To Rapoport’s pleasant surprise, his paper and the calculator have attracted worldwide media attention. (My favorite headline: “Marathoning made easy.” If Rapoport’s calculator figures out carbo loading and does that, he really is on to something big!)
The attention prompted him to start a consulting business, and he has advised the U.S. national cycling team, as well as some private individuals.
All of this is sideline: Rapoport is planning on a career in neurosurgery and his just-completed Ph.D. thesis is on electronic implants in the brain.
Playing with the calculator
So let’s run some numbers through Rapoport’s calculator.
Robert Kiprono Cheruiyot set a course record when he won the Boston Marathon last year in time of 2 hours, 5 minutes, and 52 seconds (which works out to 4:46 miles, a simply astounding pace).
Cheruiyot’s age (22) was easy to find, but I had to guess about his weight (135 pounds) and his resting heart rate (40 beats per minute), which in Rapoport’s calculator is a proxy for the standard measurement of aerobic capacity, VO2max.
According to Rapoport’s calculator, if Cheruiyot wants to match his 2010 time tomorrow, he should have stoked himself with 1,944 calories of carbohydrates, which is about the number of calories in seven, 1-cup servings of pasta.
Rapoport notes that runners need to count just the calories from the carbohydrates, not the calories from the sauce that typically comes with it, and that the carbo-loading carbs are on top of normal calorie intake. In addition, carbo loading should be completed 12 hours before race time to allow time for digestion and storage.
A more typical runner
Now let’s consider the more typical runner in tomorrow’s marathon: a 45-year-old, 120-pound woman with a resting heart of 60 and a goal of finishing the marathon in 4 hours (9:09 miles). Rapoport’s calculator says her prerace carbo load should be 1,347 calories (five servings of pasta).
But say her resting heart rate was 70 instead of 60. She’d need to increase that to 1,715 calories of carbohydrates, according to the calculator. Why? Because a higher resting heart beat means a lower aerobic capacity, and a lower aerobic capacity means a runner is less fuel efficient: he or she will burn more carbohydrates running at the same pace as a runner with a higher aerobic capacity.

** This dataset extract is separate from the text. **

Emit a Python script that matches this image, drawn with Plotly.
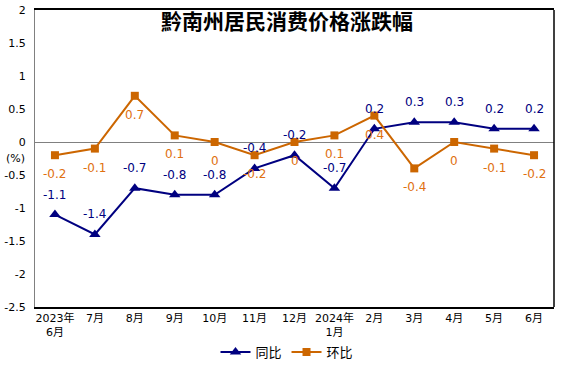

Rapoport’s calculator also figures out how much slower a person would need to run if he or she were to skip carbo loading (and yet still wanted to avoid hitting the wall). Without carbo loading, Cheruiyot would need to drop his pace to 6-minute miles (or slower) and a 2:37:37 finish (or slower). The hypothetical 45-year-old woman runner would need to throttle down to 9:50-mile pace and finish at 4:18:04 or slower.
A rice-fueled Rapaport
I hope to catch a little bit of the marathon tomorrow in Boston at about a mile before the finish. I’ll be keeping an eye out for number 1223, the number Rapoport is wearing.
I plugged his numbers into his calculator (age 29, 145 pounds, an impressive resting of heart rate of 40, a target time of 2 hours and 50 minutes). His carbo loading requirement: 1,349 calories.
When I spoke to him earlier today, he was working on finishing up multiple bowls of white rice, plus some fruit juice, before getting to bed at 6.